The Tahquamenon rises in Luce County and flows east through Chippewa County to Whitefish Bay on Lake Superior. The river drains a vast wetland and forest complex, and that drainage produces its characteristic amber color from dissolved tannins leaching out of the peatlands. The color is striking but benign — the water is cold, clean, and entirely suitable for brook trout through most of the watershed.
Brook trout populate the upper Tahquamenon and its cold tributaries throughout the watershed. These are wild, native fish in genuine UP habitat — tannin-stained water over dark substrate, cedar and tamarack lining the banks, and the sense that not many anglers have been here before you. The upper river rewards those willing to bushwhack to remote sections.

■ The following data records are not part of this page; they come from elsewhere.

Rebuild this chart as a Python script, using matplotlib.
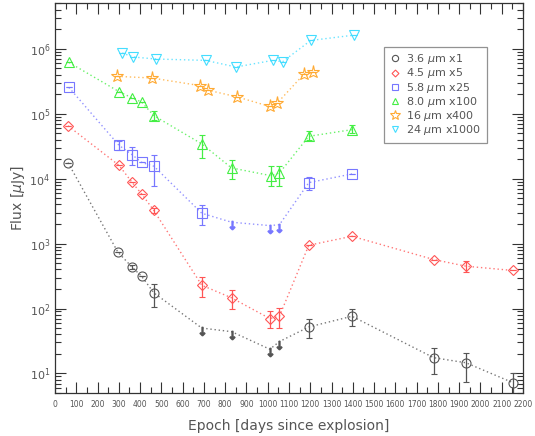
import numpy as np
import matplotlib
matplotlib.use('Agg')
import matplotlib.pyplot as plt
from matplotlib.ticker import MultipleLocator, FixedLocator, NullFormatter, LogFormatterSciNotation

# 3.6 um x1
ep36 = [61, 296, 363, 407, 465, 690, 830, 1010, 1055, 1193, 1396, 1780, 1932, 2153]
fl36 = [17600, 735, 431, 314, 174, 50, 44, 23.6, 31, 52, 76, 17.5, 14.6, 7.2]
lo36 = [0, 0, 30, 0, 68, 0, 0, 0, 0, 17, 22, 7.8, 7.2, 2.5]
hi36 = [0, 0, 40, 0, 66, 0, 0, 0, 0, 17, 23, 7.5, 6.4, 3.0]
ul36 = [0, 0, 0, 0, 0, 1, 1, 1, 1, 0, 0, 0, 0, 0]

# 4.5 um x5
ep45 = [61, 301, 362, 407, 464, 690, 830, 1010, 1055, 1193, 1396, 1780, 1932, 2153]
fl45 = [65000, 16000, 8770, 5820, 3250, 228, 146, 70, 76, 942, 1295, 568, 448, 385]
lo45 = [0, 0, 0, 0, 300, 77, 47, 20, 26, 0, 0, 0, 82, 0]
hi45 = [0, 0, 0, 0, 300, 74, 49, 22, 26, 0, 0, 0, 87, 0]
ul45 = [0] * 14

# 5.8 um x25
ep58 = [65, 301, 362, 407, 465, 690, 830, 1010, 1055, 1193, 1396]
fl58 = [254000, 32500, 23400, 17800, 15500, 2930, 2130, 1890, 1950, 8670, 11800]
lo58 = [0, 5000, 7400, 0, 7700, 1030, 0, 0, 0, 1900, 0]
hi58 = [0, 5000, 7600, 0, 7300, 970, 0, 0, 0, 2100, 0]
ul58 = [0, 0, 0, 0, 0, 0, 1, 1, 1, 0, 0]

# 8.0 um x100
ep80 = [65, 301, 362, 407, 465, 690, 830, 1015, 1055, 1193, 1396]
fl80 = [616000, 218000, 175000, 151000, 93000, 34200, 14600, 11100, 12200, 44800, 56700]
lo80 = [0, 0, 0, 0, 13000, 13200, 4900, 3300, 4400, 5000, 6200]
hi80 = [0, 0, 0, 0, 18000, 13300, 4600, 4400, 3300, 8700, 10300]
ul80 = [0] * 11

# 16 um x400
ep16 = [293, 456, 682, 721, 857, 1010, 1045, 1172, 1215]
fl16 = [375000, 354000, 270000, 229000, 181000, 129000, 146000, 412000, 433000]

# 24 um x1000
ep24 = [316, 368, 475, 708, 851, 1023, 1070, 1202, 1406]
fl24 = [859000, 745000, 694000, 661000, 523000, 661000, 631000, 1340000, 1620000]

labels = [r'3.6 $\mu$m x1', r'4.5 $\mu$m x5', r'5.8 $\mu$m x25',
          r'8.0 $\mu$m x100', r'16 $\mu$m x400', r'24 $\mu$m x1000']

txt = '#555555'
plt.rcParams['font.family'] = ['DejaVu Sans']
plt.rcParams['mathtext.fontset'] = 'dejavusans'

fig = plt.figure(figsize=(5.35, 4.36), dpi=100)
ax = fig.add_axes([0.1028, 0.0986, 0.8748, 0.8938])


def draw(ep, fl, lo, hi, ul, color, marker, ms, label):
    ep = np.array(ep, float)
    fl = np.array(fl, float)
    lo = np.array(lo, float)
    hi = np.array(hi, float)
    ul = np.array(ul, bool)
    ax.plot(ep, fl, ls=(0, (1, 2)), color=color, lw=1.0, alpha=0.8, zorder=1)
    det = ~ul
    ax.errorbar(ep[det], fl[det], yerr=[lo[det], hi[det]], fmt=marker, ms=ms,
                mfc='none', mec=color, mew=0.8, ecolor=color, elinewidth=0.9,
                capsize=2.5, capthick=0.9, zorder=2)
    if ul.any():
        ax.plot(ep[ul], fl[ul] * 0.9, ls='none', marker=r'$\downarrow$', ms=6,
                color=color, zorder=2)
    ax.plot([], [], ls='none', marker=marker, ms=ms - 2, mfc='none', mec=color,
            mew=0.8, label=label)


draw(ep36, fl36, lo36, hi36, ul36, '#555555', 'o', 6.5, labels[0])
draw(ep45, fl45, lo45, hi45, ul45, '#ff5555', 'D', 5.5, labels[1])
draw(ep58, fl58, lo58, hi58, ul58, '#7777ff', 's', 6.5, labels[2])
draw(ep80, fl80, lo80, hi80, ul80, '#44ee44', '^', 6.5, labels[3])
draw(ep16, fl16, [0] * 9, [0] * 9, [0] * 9, '#ffaa33', '*', 9.5, labels[4])
draw(ep24, fl24, [0] * 9, [0] * 9, [0] * 9, '#44ddff', 'v', 6.5, labels[5])

ax.set_yscale('log')
ax.set_xlim(0, 2200)
ax.set_ylim(5, 5e6)

ax.xaxis.set_major_locator(MultipleLocator(100))
ax.xaxis.set_minor_locator(MultipleLocator(50))
decades = [10.0 ** k for k in range(1, 7)]
minors = [m * 10.0 ** k for k in range(0, 7) for m in range(2, 10)
          if 5 <= m * 10.0 ** k <= 5e6]
ax.yaxis.set_major_locator(FixedLocator(decades))
ax.yaxis.set_major_formatter(LogFormatterSciNotation())
ax.yaxis.set_minor_locator(FixedLocator(minors))
ax.yaxis.set_minor_formatter(NullFormatter())

ax.tick_params(which='both', direction='in', top=True, right=True, colors='#333333')
ax.tick_params(which='major', length=8, width=0.8)
ax.tick_params(which='minor', length=4, width=0.8)
ax.tick_params(axis='x', labelsize=5.5, labelcolor=txt, pad=5)
ax.tick_params(axis='y', labelsize=8, labelcolor=txt)
for s in ax.spines.values():
    s.set_color('#333333')
    s.set_linewidth(0.9)

ax.set_xlabel('Epoch [days since explosion]', fontsize=10, color=txt, labelpad=7)
ax.set_ylabel(r'Flux [$\mu$Jy]', fontsize=10, color=txt, labelpad=2)

leg = ax.legend(loc='upper left', bbox_to_anchor=(0.718, 0.893),
                bbox_transform=fig.transFigure, prop={'size': 8}, frameon=True,
                fancybox=False, edgecolor='#777777', handletextpad=0.5,
                handlelength=1.0, labelspacing=0.02, borderpad=0.5,
                borderaxespad=0)
leg.get_frame().set_linewidth(0.9)
for t in leg.get_texts():
    t.set_color(txt)

fig.savefig('out.png', dpi=100)
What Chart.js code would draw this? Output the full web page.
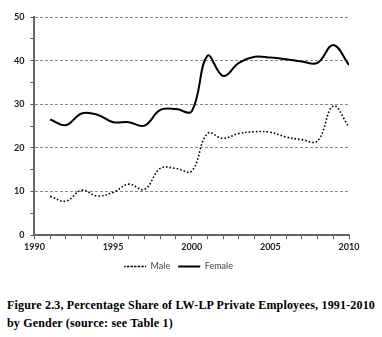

Tahquamenon Falls State Park
The falls — Upper Falls with 50,000 gallons of amber water per second, and Lower Falls just downstream — sit within one of Michigan's largest state parks. The park infrastructure makes the Tahquamenon accessible for day trips and camping. Fishing access within the park is straightforward, though crowds gather at the falls themselves and fishing pressure is higher in the park reach than in the upper watershed.
Steelhead
The lower Tahquamenon below the falls receives steelhead from Lake Superior. Lake Superior steelhead are a different fish from their Lake Michigan counterparts — typically smaller on average but extremely strong for their size, and running in cold, late-season conditions. Spring steelhead peak in May, later than Lake Michigan runs due to the colder Lake Superior tributaries.